President Slobodan Milosevic of the Federal Republic of Yugoslavia, President Alija Izetbegovic of the Republic of Bosnia and Herzegovina, and President Franjo Tudjman of the Republic of Croatia initial the Dayton Peace Accords, Elysee Palace in Paris, 1995.

Making Bosnia Work: A Report From the Field

Last summer, during the early stages of the debate on troop withdrawal, I returned to Bosnia for the first time in more than two years. Clinton administration officials were crafting talking papers describing the many achievements under the November 1995 Dayton Accord, while critics were busy marshaling evidence that an integrated, multiethnic Bosnian state was as far away as ever. Supporters of the administration's policy, with an eye on the congressionally imposed June 1998 cutoff date for funding of U.S. troops, were claiming that progress, though substantial, was still fragile and could be maintained only with the continued presence of U.S. forces. Some skeptics with a deep understanding of historical ethnic animosities in the Balkans were sharpening the case for partition. The problem, centuries in the making, was not about to be fixed in a length of time Americans would be willing to stay. For them, the smell of quagmire was in the air.

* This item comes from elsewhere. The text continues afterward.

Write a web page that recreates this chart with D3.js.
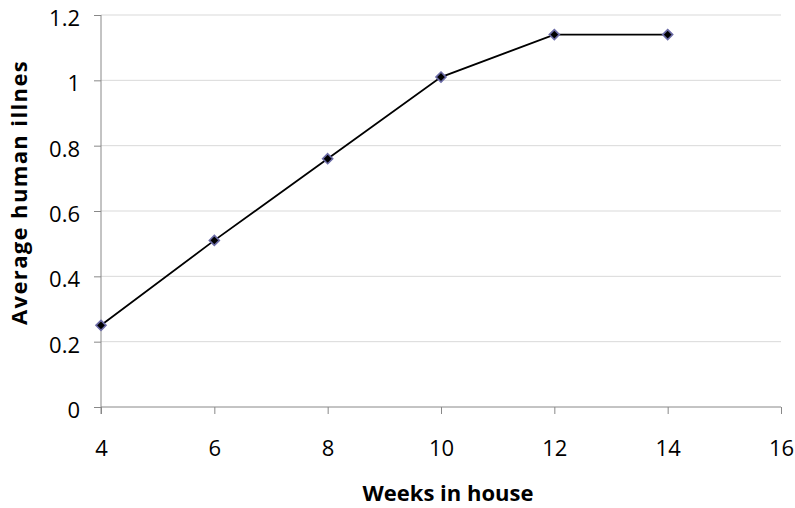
<!DOCTYPE html>
<html>
<head>
<meta charset="utf-8">
<script src="https://cdn.jsdelivr.net/npm/d3@7"></script>
<style>
  html, body { margin: 0; padding: 0; background: #fff; }
  svg { display: block; }
  text { font-family: "Open Sans", Lato, sans-serif; fill: #000; }
</style>
</head>
<body>
<svg id="chart" width="795" height="508"></svg>
<script>
// Average human illness by weeks spent in the house
const weeks = [4, 6, 8, 10, 12, 14];
const illness = [0.25, 0.51, 0.76, 1.01, 1.14, 1.14];
const xTicks = [4, 6, 8, 10, 12, 14, 16];
const yTicks = [0, 0.2, 0.4, 0.6, 0.8, 1, 1.2];

const svg = d3.select("#chart");
const plot = { left: 101, right: 781, top: 15, bottom: 407 };

const x = d3.scaleLinear().domain([4, 16]).range([plot.left, plot.right]);
const y = d3.scaleLinear().domain([0, 1.2]).range([plot.bottom, plot.top]);

// horizontal gridlines
svg.append("g")
  .selectAll("line")
  .data(yTicks.filter(d => d > 0))
  .join("line")
  .attr("x1", plot.left).attr("x2", plot.right)
  .attr("y1", d => y(d)).attr("y2", d => y(d))
  .attr("stroke", "#d9d9d9").attr("stroke-width", 1);

// y axis
const yAxis = svg.append("g")
  .attr("transform", `translate(${plot.left},0)`)
  .call(d3.axisLeft(y).tickValues(yTicks).tickSize(7).tickPadding(14)
    .tickFormat(d => d3.format("~g")(d)));
yAxis.select(".domain").attr("stroke", "#888").attr("d", `M0,${plot.top}V${plot.bottom + 7}`);
yAxis.selectAll(".tick line").attr("stroke", "#888");
yAxis.selectAll(".tick text")
  .style("font-size", "22px").attr("fill", "#000")
  .attr("dy", "0.48em");

// x axis
const xAxis = svg.append("g")
  .attr("transform", `translate(0,${plot.bottom})`)
  .call(d3.axisBottom(x).tickValues(xTicks).tickSize(7));
xAxis.select(".domain").attr("stroke", "#888").attr("d", `M${plot.left},0H${plot.right}`);
xAxis.selectAll(".tick line").attr("stroke", "#888");
xAxis.selectAll(".tick text")
  .style("font-size", "22px").attr("fill", "#000")
  .attr("dy", null).attr("y", 49);

// series line
const pts = weeks.map((w, i) => [w, illness[i]]);
svg.append("path")
  .datum(pts)
  .attr("fill", "none")
  .attr("stroke", "#000")
  .attr("stroke-width", 1.8)
  .attr("d", d3.line().x(d => x(d[0])).y(d => y(d[1])));

// diamond markers
svg.append("g")
  .selectAll("path")
  .data(pts)
  .join("path")
  .attr("transform", d => `translate(${x(d[0])},${y(d[1])})`)
  .attr("d", d3.symbol(d3.symbolDiamond2, 64)())
  .attr("fill", "#000")
  .attr("stroke", "#6b6ba6")
  .attr("stroke-width", 1.6);

// axis titles
svg.append("text")
  .attr("x", 448)
  .attr("y", 501)
  .attr("text-anchor", "middle")
  .style("font-size", "22px")
  .style("font-weight", "bold")
  .text("Weeks in house");

// y title is clipped at the top of its box
svg.append("clipPath").attr("id", "ytitle-clip")
  .append("rect").attr("x", 0).attr("y", 59).attr("width", 60).attr("height", 300);

svg.append("g").attr("clip-path", "url(#ytitle-clip)")
  .append("text")
  .attr("transform", "translate(27,325) rotate(-90)")
  .attr("textLength", 276)
  .attr("lengthAdjust", "spacing")
  .style("font-size", "22px")
  .style("font-weight", "bold")
  .text("Average human illness");
</script>
</body>
</html>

During late August and September, I reimmersed myself in the Bosnia affair. Inside the new Republic of Bosnia and Herzegovina-whose constituent parts are the Federation, a Muslim-Croat entity that is really two entities, and the Republika Srpska, or Serb Republic-I interviewed a large number of Muslims, Croats, and Serbs, from presidents to taxi drivers and many in between. I met with senior military and diplomatic officials from the major countries of the coalition responsible for the implementation of Dayton and a wide range of key players from the international community engaged in various aspects of the implementation process. My goal was to take a fresh look at a landscape so polarized and fractured by internal hatreds and external manipulation as to be a virtual kaleidoscope of contradictory representations. Everyone has an agenda, and navigating through them all in an effort to make some sense of the whole was a formidable challenge.


It is often stated, incorrectly, that the Dayton Accord stopped the fighting in Bosnia. What it did, with the aid of 60,000 U.S.